Strengthening Data Sharing and Mapping FCM Prevalence

One of the meeting’s key highlights was the emphasis on timely, accurate data sharing from growers and exporters to Kenya Plant Health Inspectorate Service (KEPHIS). This data is vital for mapping the prevalence of FCM across growing regions and guiding targeted control efforts. However, KEPHIS representatives noted that data submissions remain inconsistent, with only a few firms regularly reporting.

“We can only guide effective mapping and research efforts if the information we receive from farms reflects the true situation on the ground,” one official explained. “Weekly updates from both inside and outside the greenhouses are critical to track and manage pest pressure effectively.”

EU Audit Set for October

Kenya Plant Health Inspectorate Services (KEPHIS) confirmed that the EU will audit Kenya’s official controls system this October. The audit will assess how the country has implemented the Systems Approach measures designed to prevent FCM interceptions at the exit point. Farms were reminded to maintain authentic, verifiable records to demonstrate compliance when requested.

“Audits always look at your historical data, how you’ve been implementing control measures, and whether your data can support your claims,” a KEPHIS official noted.

Clarifying Market Access and Self-Ban Protocols

In response to exporters’ concerns about market access during interception events, KEPHIS clarified that the EU and UK regulations apply exclusively to their markets. Exports to Russia, for example, remain unaffected by the new FCM Systems Approach rules. However, Russia maintains its own quality standards, particularly regarding thrips.

Growers were also encouraged to practice self-banning for compromised facilities, a proactive measure viewed favorably by authorities. “The goal is not to punish but to protect market access and reduce interceptions to zero,” the meeting heard.

Updates on Production Codes and Documentation

With the April 26 deadline looming, many growers sought clarity on production site codes required for exports to the EU and UK. KEPHIS confirmed that ongoing communications are being made to growers yet to receive their codes. Additionally, a final push was made for those with outstanding non-conformities to resolve them swiftly.

To support documentation teams, an industry-wide online training was proposed for April 24. This session will address phytosanitary certificate requirements and the documentation protocols aligned with the new system.

Industry Leaders Voice Readiness

Wrapping up the meeting, industry leaders expressed confidence in the sector’s preparedness for the new regulations. “My sense is that we are ready. That is what I’m getting from the feedback we are getting from the growers and exporters, and come 26th, business will go on uninterrupted,” Tulezi said. “My plea is for those who have not been approved for compliance and do not have codes, to do it.”

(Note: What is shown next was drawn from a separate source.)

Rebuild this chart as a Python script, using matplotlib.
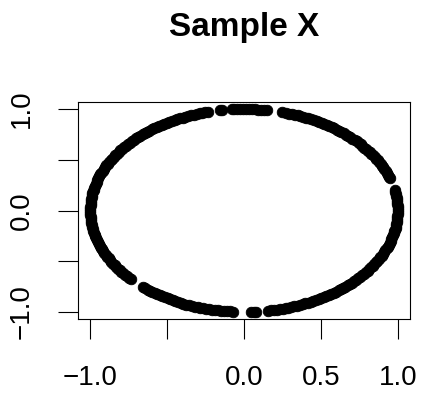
import numpy as np
import matplotlib
matplotlib.use("Agg")
import matplotlib.pyplot as plt

plt.rcParams["font.family"] = ["Liberation Sans", "DejaVu Sans"]

# -----------------------------
# Data: angles (degrees) of the points on the unit circle
# -----------------------------
arc_a = [-87.4, -86.3, -85.4, -81.0, -79.9, -78.7, -77.6, -76.6, -75.4, -74.3,
         -73.2, -72.1, -71.0, -69.8, -68.8, -67.6, -66.5, -65.4, -64.3, -63.2,
         -62.0, -61.0, -59.8, -58.7, -57.6, -56.5, -55.4, -54.2, -53.2, -52.0,
         -50.9, -49.8, -48.7, -47.6, -46.4, -45.4, -44.2, -43.1, -42.0, -40.9,
         -39.8, -38.6, -37.6, -36.4, -35.3, -34.2, -33.1, -32.0, -30.8, -29.8,
         -28.6, -27.5, -26.4, -25.3, -24.2, -23.0, -22.0, -20.8, -19.7, -18.6,
         -17.5, -16.4, -15.2, -14.2, -13.0, -11.9, -10.8, -9.7, -8.6, -7.4,
         -6.4, -5.2, -4.1, -3.0, -1.9, -0.8, 0.4, 1.4, 2.6, 3.7,
         4.8, 5.9, 7.0, 8.2, 9.2, 10.4, 11.4]
arc_b = [18.4, 19.5, 20.6, 21.8, 22.8, 24.0, 25.1, 26.2, 27.3, 28.4,
         29.6, 30.6, 31.8, 32.9, 34.0, 35.1, 36.2, 37.4, 38.4, 39.6,
         40.7, 41.8, 42.9, 44.0, 45.2, 46.2, 47.4, 48.5, 49.6, 50.7,
         51.8, 53.0, 54.0, 55.2, 56.3, 57.4, 58.5, 59.6, 60.8, 61.8,
         63.0, 64.1, 65.2, 66.3, 67.4, 68.6, 69.6, 70.8, 71.9, 73.0,
         74.1, 75.5]
arc_c = [81.4, 82.5, 83.6, 84.7, 85.8, 87.0, 88.0, 89.2, 90.3, 91.4,
         92.5, 93.6, 94.6]
arc_d = [98.2, 99.0]
arc_e = [103.5, 104.6, 105.7, 106.8, 107.9, 109.0, 110.2, 111.2, 112.4, 113.5,
         114.6, 115.7, 116.8, 118.0, 119.0, 120.2, 121.3, 122.4, 123.5, 124.6,
         125.8, 126.8, 128.0, 129.1, 130.2, 131.3, 132.4, 133.6, 134.6, 135.8,
         136.9, 138.0, 139.1, 140.2, 141.4, 142.4, 143.6, 144.7, 145.8, 146.9,
         148.0, 149.2, 150.2, 151.4, 152.5, 153.6, 154.7, 155.8, 157.0, 158.0,
         159.2, 160.3, 161.4, 162.5, 163.6, 164.8, 165.8, 167.0, 168.1, 169.2,
         170.3, 171.4, 172.6, 173.6, 174.8, 175.9, 177.0, 178.1, 179.2, 180.4,
         181.4, 182.6, 183.7, 184.8, 185.9, 187.0, 188.2, 189.2, 190.4, 191.5,
         192.6, 193.7, 194.8, 196.0, 197.0, 198.2, 199.3, 200.4, 201.5, 202.6,
         203.8, 204.8, 206.0, 207.1, 208.2, 209.3, 210.4, 211.6, 212.6, 213.8,
         214.9, 216.0, 217.1, 218.2, 219.4, 220.4, 221.5, 222.5]
arc_f = [229.0, 230.1, 231.2, 232.4, 233.4, 234.6, 235.7, 236.8, 237.9, 239.0,
         240.2, 241.2, 242.4, 243.5, 244.6, 245.7, 246.8, 248.0, 249.0, 250.2,
         251.3, 252.4, 253.5, 254.6, 255.8, 256.8, 258.0, 259.1, 260.2, 261.3,
         262.4, 263.6, 264.6, 266.0]

x_ticks = [-1.0, -0.5, 0.0, 0.5, 1.0]
x_labels = ["\u22121.0", "", "0.0", "0.5", "1.0"]
y_ticks = [-1.0, -0.5, 0.0, 0.5, 1.0]
y_labels = ["\u22121.0", "", "0.0", "", "1.0"]

theta = np.deg2rad(np.concatenate([arc_a, arc_b, arc_c, arc_d, arc_e, arc_f]))
xs = np.cos(theta)
ys = np.sin(theta)

# -----------------------------
# Plot
# -----------------------------
fig = plt.figure(figsize=(4.22, 3.94), dpi=100)
ax = fig.add_axes([78 / 422, 1 - 319 / 394, 332 / 422, 217 / 394])

ax.plot(xs, ys, "o", color="black", markersize=7.6, markeredgewidth=0.6,
        linestyle="none")

ax.set_xlim(-1.08, 1.08)
ax.set_ylim(-1.07, 1.07)

ax.set_xticks(x_ticks)
ax.set_xticklabels(x_labels, fontsize=20)
ax.set_yticks(y_ticks)
ax.set_yticklabels(y_labels, fontsize=20, rotation=90, va="center")

ax.tick_params(axis="both", direction="out", length=14.4, width=0.8)
ax.tick_params(axis="x", pad=19)
ax.tick_params(axis="y", pad=17)
for s in ax.spines.values():
    s.set_linewidth(0.8)

fig.text(244 / 422, 1 - 36 / 394, "Sample X", ha="center", va="baseline",
         fontsize=24, fontweight="bold")

fig.savefig("out.png", dpi=100)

He emphasized the importance of acting swiftly in the coming days to avoid missing out on the updated compliance list, which will be submitted to the EU and UK authorities ahead of the enforcement date.

Dr. Isaac Macharia, of KEPHIS, in his remarks stated, “I want to thank all of you for attending this very important meeting, just before we actually roll out some very important and historical aspects related to export to the EU,” adding, “We appreciate the effort so far, but let’s not drop the ball now. We’re counting on everyone to step up so that by April 26, no farm is left behind.